A positive impact on psychological wellbeing

Using PGS means that patient uncertainty is diminished. On the one hand, they have the guarantee of a healthy embryo and the assurance that the very latest technology has been used to achieve it. On the other, the risk of pregnancy loss is reduced and this reduces emotional stress, particularly in the case of patients who have already experienced it.

 

The disadvantages of PGS/CCS/PGT-A

An invasive procedure

PGS means that the embryo needs to be biopsied in order to carry out the genetic test. However, significant progress in reducing the possible damaging effect of the biopsy has been made over the last few years. Carrying out the embryo biopsy on day 5 of development rather than on day 3 has been key. Nowadays, we can say that the embryo biopsy does not have a negative impact on embryo viability.

A cycle without transfer

In some cases, patients are at a high risk of having abnormal embryos. This is the case, for example, with mothers of an advanced age. In these cases, PGS analysis could determine that all the embryos are chromosomally abnormal and unsuitable for transfer. As well as the upset caused by calling the treatment off, there is also a significant emotional impact.

Embryo mosaicism

It is commonly accepted that human embryos have a certain degree of mosaicism. However, diagnosis used to be difficult. Nowadays, thanks to the development of genetic analysis techniques, we are able to see if there are both normal and abnormal cells in the embryo (mosaic). What we need to know is if this affects the embryo in any way. Several pieces of research work that aims to assess this issue have been carried out at Instituto Bernabeu.

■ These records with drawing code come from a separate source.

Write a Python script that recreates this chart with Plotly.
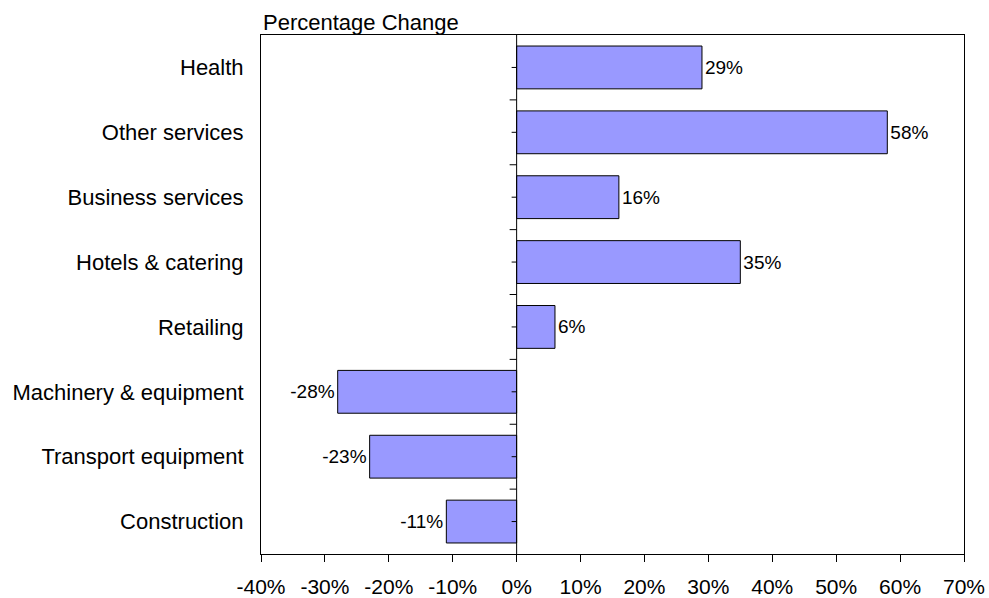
import plotly.graph_objects as go

categories = ["Health", "Other services", "Business services", "Hotels & catering",
              "Retailing", "Machinery & equipment", "Transport equipment", "Construction"]
values = [29, 58, 16, 35, 6, -28, -23, -11]
x_tickvals = [-40, -30, -20, -10, 0, 10, 20, 30, 40, 50, 60, 70]
x_ticktext = ["-40%", "-30%", "-20%", "-10%", "0%", "10%", "20%", "30%", "40%", "50%", "60%", "70%"]
data_labels = [f"{v}%" for v in values]

FONT = "Liberation Sans, Arial, sans-serif"

fig = go.Figure(go.Bar(
    x=values, y=categories, orientation="h",
    marker=dict(color="#9999FF", line=dict(color="#000000", width=1)),
    text=data_labels, textposition="outside", constraintext="none",
    textfont=dict(family=FONT, size=19, color="#000000"),
    cliponaxis=False,
))

# axis ticks along the zero line (category boundaries and centers)
shapes = [dict(type="line", xref="x", yref="paper", x0=0, x1=0, y0=0, y1=1,
               line=dict(color="#000000", width=1))]
n = len(categories)
for i in range(1, n):
    yb = i - 0.5
    shapes.append(dict(type="line", xref="x", yref="y", xsizemode="pixel", xanchor=0,
                       x0=-7, x1=0, y0=yb, y1=yb, line=dict(color="#000000", width=1)))
for i in range(n):
    shapes.append(dict(type="line", xref="x", yref="y", xsizemode="pixel", xanchor=0,
                       x0=-5, x1=0, y0=i, y1=i, line=dict(color="#000000", width=1)))

fig.update_layout(
    width=989, height=598,
    margin=dict(l=261, r=25, t=35, b=44, autoexpand=False),
    paper_bgcolor="white", plot_bgcolor="white",
    showlegend=False,
    bargap=0.34,
    font=dict(family=FONT, color="#000000"),
    xaxis=dict(range=[-40, 70], tickvals=x_tickvals, ticktext=x_ticktext,
               automargin=False, showgrid=False, zeroline=False,
               showline=True, linecolor="#000000", linewidth=1, mirror=True,
               ticks="outside", ticklen=7, tickcolor="#000000", ticklabelstandoff=7,
               tickfont=dict(family=FONT, size=21, color="#000000")),
    yaxis=dict(categoryorder="array", categoryarray=categories, autorange="reversed",
               automargin=False, showgrid=False, zeroline=False,
               showline=True, linecolor="#000000", linewidth=1, mirror=True,
               ticks="outside", ticklen=12, tickcolor="rgba(0,0,0,0)",
               tickfont=dict(family=FONT, size=22, color="#000000")),
    shapes=shapes,
    annotations=[dict(text="Percentage Change", xref="paper", yref="paper", x=0, y=1,
                      xanchor="left", yanchor="bottom", yshift=-2, showarrow=False,
                      font=dict(family=FONT, size=22, color="#000000"))],
)

fig.write_html("out.html", config={"displayModeBar": False},
               post_script="document.body.style.margin='0';document.body.style.overflow='hidden';")
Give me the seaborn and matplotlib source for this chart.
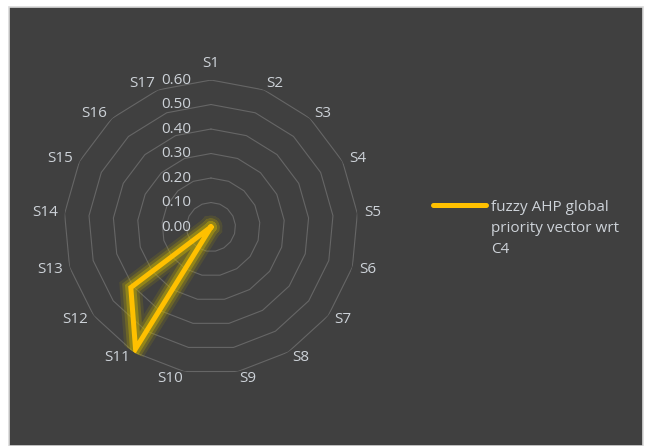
import numpy as np
import pandas as pd
import matplotlib
matplotlib.use("Agg")
import matplotlib.pyplot as plt
import matplotlib.patheffects as pe
from matplotlib.patches import Rectangle
import seaborn as sns

# data
categories = ["S%d" % i for i in range(1, 18)]
values = [0.001, 0.001, 0.001, 0.001, 0.001, 0.001, 0.001, 0.001, 0.001, 0.001,
          0.585, 0.41, 0.001, 0.001, 0.001, 0.001, 0.001]
r_ticks = [0.0, 0.1, 0.2, 0.3, 0.4, 0.5, 0.6]
r_labels = ["0.00", "0.10", "0.20", "0.30", "0.40", "0.50", "0.60"]
series_name = "fuzzy AHP global\npriority vector wrt\nC4"

sns.set_theme(style="dark")
plt.rcParams["font.family"] = ["Open Sans", "DejaVu Sans"]

bg = "#404040"
txt = "#cdd2d8"
grid = "#666666"
yellow = "#FFC000"
fs = 11

n = len(categories)
angles = np.arange(n) * 2 * np.pi / n
df = pd.DataFrame({"angle": np.append(angles, angles[0]),
                   "value": values + values[:1]})

fig = plt.figure(figsize=(6.45, 4.46), dpi=100, facecolor="white")
fig.patches.append(Rectangle((8.5 / 645, 0), 634 / 645, 439.5 / 446,
                             transform=fig.transFigure, facecolor=bg,
                             edgecolor="#d9d9d9", linewidth=1.2, zorder=-5))

ax = fig.add_axes([0.0992, 0.1614, 0.4558, 0.6592], projection="polar")
ax.set_facecolor("none")
ax.set_theta_zero_location("N")
ax.set_theta_direction(-1)
ax.set_ylim(0, 0.6)
ax.grid(False)
ax.spines["polar"].set_visible(False)

# polygon gridlines
ring = np.append(angles, angles[0])
for r in r_ticks[1:]:
    ax.plot(ring, [r] * len(ring), color=grid, linewidth=0.8, zorder=1)

ax.set_yticks([])
for r, lab in zip(r_ticks, r_labels):
    ax.annotate(lab, xy=(0, r), xytext=(-20, 0), textcoords="offset pixels",
                ha="right", va="center", color=txt, fontsize=fs)

# category labels: anchored a few px outside each outer vertex,
# left/right aligned depending on the side (like Excel)
ax.set_xticks([])
for a, cat in zip(angles, categories):
    s, c = np.sin(a), np.cos(a)
    if abs(s) < 1e-6:
        ha, va, off = "center", "bottom", (0, 9)
    else:
        ha = "left" if s > 0 else "right"
        va, off = "center", (7 * s, 7 * c)
    ax.annotate(cat, xy=(a, 0.6), xytext=off, textcoords="offset pixels",
                ha=ha, va=va, color=txt, fontsize=fs)

sns.lineplot(data=df, x="angle", y="value", ax=ax, sort=False,
             estimator=None, color=yellow, linewidth=3.6,
             label=series_name, legend=False)
l = ax.lines[-1]
l.set_solid_joinstyle("miter")
l.set_path_effects([
    pe.Stroke(linewidth=16, foreground="#b0a000", alpha=0.15),
    pe.Stroke(linewidth=12, foreground="#c0aa00", alpha=0.25),
    pe.Stroke(linewidth=8, foreground="#d0b800", alpha=0.4),
    pe.Normal(),
])
ax.set_xlabel("")
ax.set_ylabel("")

leg = fig.legend(handles=[l], labels=[series_name], loc="upper left",
                 bbox_to_anchor=(433 / 645, 1 - 200 / 446), frameon=False,
                 fontsize=fs, labelcolor=txt, handlelength=3.5,
                 handletextpad=0.3, borderpad=0, borderaxespad=0)
for h in leg.legend_handles:
    h.set_path_effects([])
for t in leg.get_texts():
    t.set_linespacing(1.55)
# put the line next to the first line of the label, as in the reference
for col in leg._legend_handle_box.get_children():
    for row in col.get_children():
        row.align = "top"

fig.savefig("out.png", dpi=100, facecolor="white")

PGS as a means of screening

PGS analyses the external part of the embryo with the aim of leaving the part that will give rise to the baby (the internal cell mass) intact. Scientific research has shown that there is a significant correlation between the two. As such, we accept that the biopsy sample that is taken is representative of the entire embryo.

A difficult decision

Many couples find taking the decision to analyse their embryos difficult for ethical and emotional reasons. Psychological and professional support is available to guide the patients at our clinics and the decision to go ahead is always up to the family.